§ **What is required**
Find every line of the listing below where "that" appears, and copy it.

§ **Provided records**
'''
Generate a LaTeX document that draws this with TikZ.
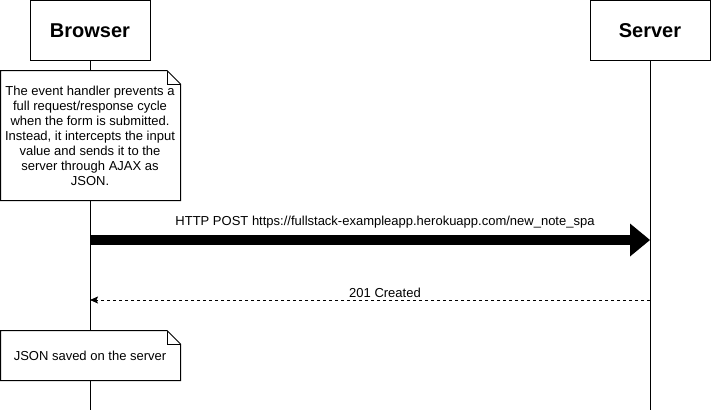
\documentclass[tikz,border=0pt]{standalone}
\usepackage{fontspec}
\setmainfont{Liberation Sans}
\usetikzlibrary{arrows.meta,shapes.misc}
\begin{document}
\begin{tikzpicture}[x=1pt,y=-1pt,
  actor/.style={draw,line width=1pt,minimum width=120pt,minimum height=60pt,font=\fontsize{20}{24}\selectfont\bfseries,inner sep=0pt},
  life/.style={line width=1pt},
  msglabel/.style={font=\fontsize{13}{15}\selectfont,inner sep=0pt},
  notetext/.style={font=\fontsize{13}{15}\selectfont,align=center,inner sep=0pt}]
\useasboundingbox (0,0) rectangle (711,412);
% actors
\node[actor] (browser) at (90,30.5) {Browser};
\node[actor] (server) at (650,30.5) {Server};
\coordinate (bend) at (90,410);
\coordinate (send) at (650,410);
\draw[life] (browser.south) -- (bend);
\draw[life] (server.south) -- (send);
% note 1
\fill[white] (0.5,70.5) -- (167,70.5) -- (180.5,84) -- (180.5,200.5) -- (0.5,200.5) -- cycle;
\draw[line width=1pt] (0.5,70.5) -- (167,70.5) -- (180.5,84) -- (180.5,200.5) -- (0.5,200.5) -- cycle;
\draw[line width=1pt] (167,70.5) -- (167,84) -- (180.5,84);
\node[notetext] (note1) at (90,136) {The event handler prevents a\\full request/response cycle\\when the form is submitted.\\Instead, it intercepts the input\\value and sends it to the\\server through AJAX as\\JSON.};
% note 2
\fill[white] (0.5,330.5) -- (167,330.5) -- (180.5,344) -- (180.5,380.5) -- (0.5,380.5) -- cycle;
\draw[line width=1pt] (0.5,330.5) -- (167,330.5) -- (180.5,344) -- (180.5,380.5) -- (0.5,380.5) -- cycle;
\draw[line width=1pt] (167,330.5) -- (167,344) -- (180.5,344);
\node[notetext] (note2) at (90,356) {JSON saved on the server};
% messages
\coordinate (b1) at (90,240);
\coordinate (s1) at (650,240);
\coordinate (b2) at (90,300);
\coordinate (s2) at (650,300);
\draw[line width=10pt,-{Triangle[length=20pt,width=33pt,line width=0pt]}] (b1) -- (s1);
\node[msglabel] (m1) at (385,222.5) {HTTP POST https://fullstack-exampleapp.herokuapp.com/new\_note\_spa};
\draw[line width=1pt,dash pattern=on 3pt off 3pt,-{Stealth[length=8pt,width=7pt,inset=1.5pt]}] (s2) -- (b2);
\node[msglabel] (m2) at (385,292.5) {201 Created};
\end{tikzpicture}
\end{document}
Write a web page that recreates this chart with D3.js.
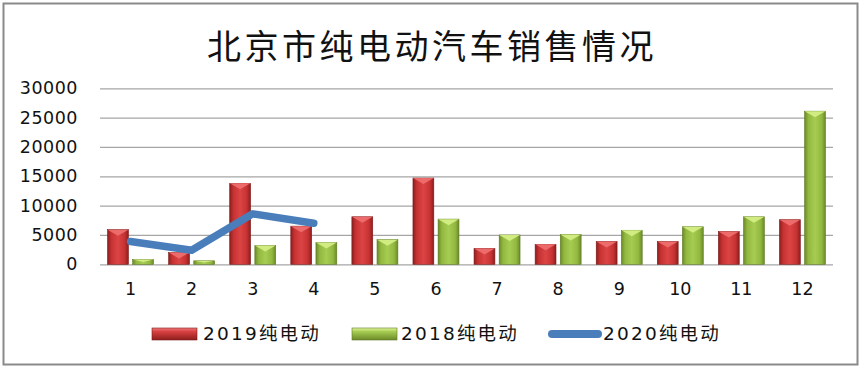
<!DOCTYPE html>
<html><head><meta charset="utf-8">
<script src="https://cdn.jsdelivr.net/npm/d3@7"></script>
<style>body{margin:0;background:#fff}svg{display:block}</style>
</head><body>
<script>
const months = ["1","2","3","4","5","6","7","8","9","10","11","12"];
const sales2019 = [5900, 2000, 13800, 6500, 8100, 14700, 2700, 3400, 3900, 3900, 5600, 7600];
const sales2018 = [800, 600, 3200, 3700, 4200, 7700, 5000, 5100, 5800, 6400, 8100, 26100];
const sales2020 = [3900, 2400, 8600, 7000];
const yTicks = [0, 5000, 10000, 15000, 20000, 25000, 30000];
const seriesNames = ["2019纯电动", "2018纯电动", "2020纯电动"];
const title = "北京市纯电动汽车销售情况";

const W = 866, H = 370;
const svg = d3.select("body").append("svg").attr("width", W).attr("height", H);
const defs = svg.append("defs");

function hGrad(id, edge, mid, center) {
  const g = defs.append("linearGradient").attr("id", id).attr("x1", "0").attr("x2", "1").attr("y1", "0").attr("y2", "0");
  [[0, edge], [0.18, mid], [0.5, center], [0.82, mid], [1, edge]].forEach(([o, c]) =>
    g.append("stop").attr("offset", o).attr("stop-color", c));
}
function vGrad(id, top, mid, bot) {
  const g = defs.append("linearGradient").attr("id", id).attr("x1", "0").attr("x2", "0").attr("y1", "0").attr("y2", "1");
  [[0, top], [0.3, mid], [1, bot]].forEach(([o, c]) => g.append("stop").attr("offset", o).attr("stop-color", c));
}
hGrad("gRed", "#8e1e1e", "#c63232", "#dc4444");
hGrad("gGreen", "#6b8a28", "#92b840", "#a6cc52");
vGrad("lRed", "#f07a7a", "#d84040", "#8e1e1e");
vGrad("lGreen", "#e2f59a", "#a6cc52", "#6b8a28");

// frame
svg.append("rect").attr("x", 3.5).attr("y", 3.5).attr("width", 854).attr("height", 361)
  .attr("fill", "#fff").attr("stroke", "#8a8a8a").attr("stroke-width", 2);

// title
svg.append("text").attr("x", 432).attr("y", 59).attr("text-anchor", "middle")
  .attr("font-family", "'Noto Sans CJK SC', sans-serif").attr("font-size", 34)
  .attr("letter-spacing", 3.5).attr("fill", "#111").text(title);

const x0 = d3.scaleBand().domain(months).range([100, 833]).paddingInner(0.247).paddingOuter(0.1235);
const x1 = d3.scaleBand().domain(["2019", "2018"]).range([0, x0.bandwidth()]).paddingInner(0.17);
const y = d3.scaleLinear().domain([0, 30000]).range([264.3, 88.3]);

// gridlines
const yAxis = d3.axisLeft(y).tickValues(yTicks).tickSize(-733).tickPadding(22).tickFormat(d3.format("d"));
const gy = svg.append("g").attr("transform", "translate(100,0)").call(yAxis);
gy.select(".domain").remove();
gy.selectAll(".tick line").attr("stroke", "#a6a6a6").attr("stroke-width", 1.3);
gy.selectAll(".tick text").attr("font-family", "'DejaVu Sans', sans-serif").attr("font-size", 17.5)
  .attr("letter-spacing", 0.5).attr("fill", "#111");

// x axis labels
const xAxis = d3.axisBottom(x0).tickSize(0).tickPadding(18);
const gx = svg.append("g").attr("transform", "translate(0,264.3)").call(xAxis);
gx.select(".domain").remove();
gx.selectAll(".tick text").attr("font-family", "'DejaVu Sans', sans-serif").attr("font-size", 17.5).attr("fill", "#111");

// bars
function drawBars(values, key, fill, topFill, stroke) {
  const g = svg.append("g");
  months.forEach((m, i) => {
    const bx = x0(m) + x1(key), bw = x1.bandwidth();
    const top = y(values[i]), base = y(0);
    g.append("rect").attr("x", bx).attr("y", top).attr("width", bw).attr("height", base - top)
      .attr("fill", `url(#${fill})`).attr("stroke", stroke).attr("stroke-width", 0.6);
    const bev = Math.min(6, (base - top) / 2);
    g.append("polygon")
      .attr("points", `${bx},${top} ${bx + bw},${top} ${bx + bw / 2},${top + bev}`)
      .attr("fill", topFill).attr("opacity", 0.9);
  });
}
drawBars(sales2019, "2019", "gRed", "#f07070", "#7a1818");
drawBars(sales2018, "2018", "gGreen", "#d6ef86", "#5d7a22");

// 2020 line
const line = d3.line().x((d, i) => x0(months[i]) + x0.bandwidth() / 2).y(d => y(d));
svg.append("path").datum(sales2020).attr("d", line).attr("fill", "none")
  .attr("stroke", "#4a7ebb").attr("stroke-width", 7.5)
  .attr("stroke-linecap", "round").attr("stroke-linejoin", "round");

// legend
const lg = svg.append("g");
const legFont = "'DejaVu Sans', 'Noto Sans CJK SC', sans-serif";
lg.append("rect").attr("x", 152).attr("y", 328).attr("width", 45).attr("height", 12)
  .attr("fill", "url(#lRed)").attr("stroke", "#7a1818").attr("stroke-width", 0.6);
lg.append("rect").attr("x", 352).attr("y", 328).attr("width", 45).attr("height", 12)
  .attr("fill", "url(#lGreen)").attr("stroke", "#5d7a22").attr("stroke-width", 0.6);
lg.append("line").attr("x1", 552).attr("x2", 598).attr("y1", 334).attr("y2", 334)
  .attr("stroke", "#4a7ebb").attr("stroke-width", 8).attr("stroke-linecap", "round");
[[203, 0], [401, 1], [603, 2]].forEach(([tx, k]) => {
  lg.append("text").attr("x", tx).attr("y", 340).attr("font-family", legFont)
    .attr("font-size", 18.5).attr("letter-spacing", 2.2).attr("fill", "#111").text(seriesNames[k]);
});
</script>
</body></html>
'''
§ **Final answer**
Generate a LaTeX document that draws this with TikZ.
Write a web page that recreates this chart with D3.js.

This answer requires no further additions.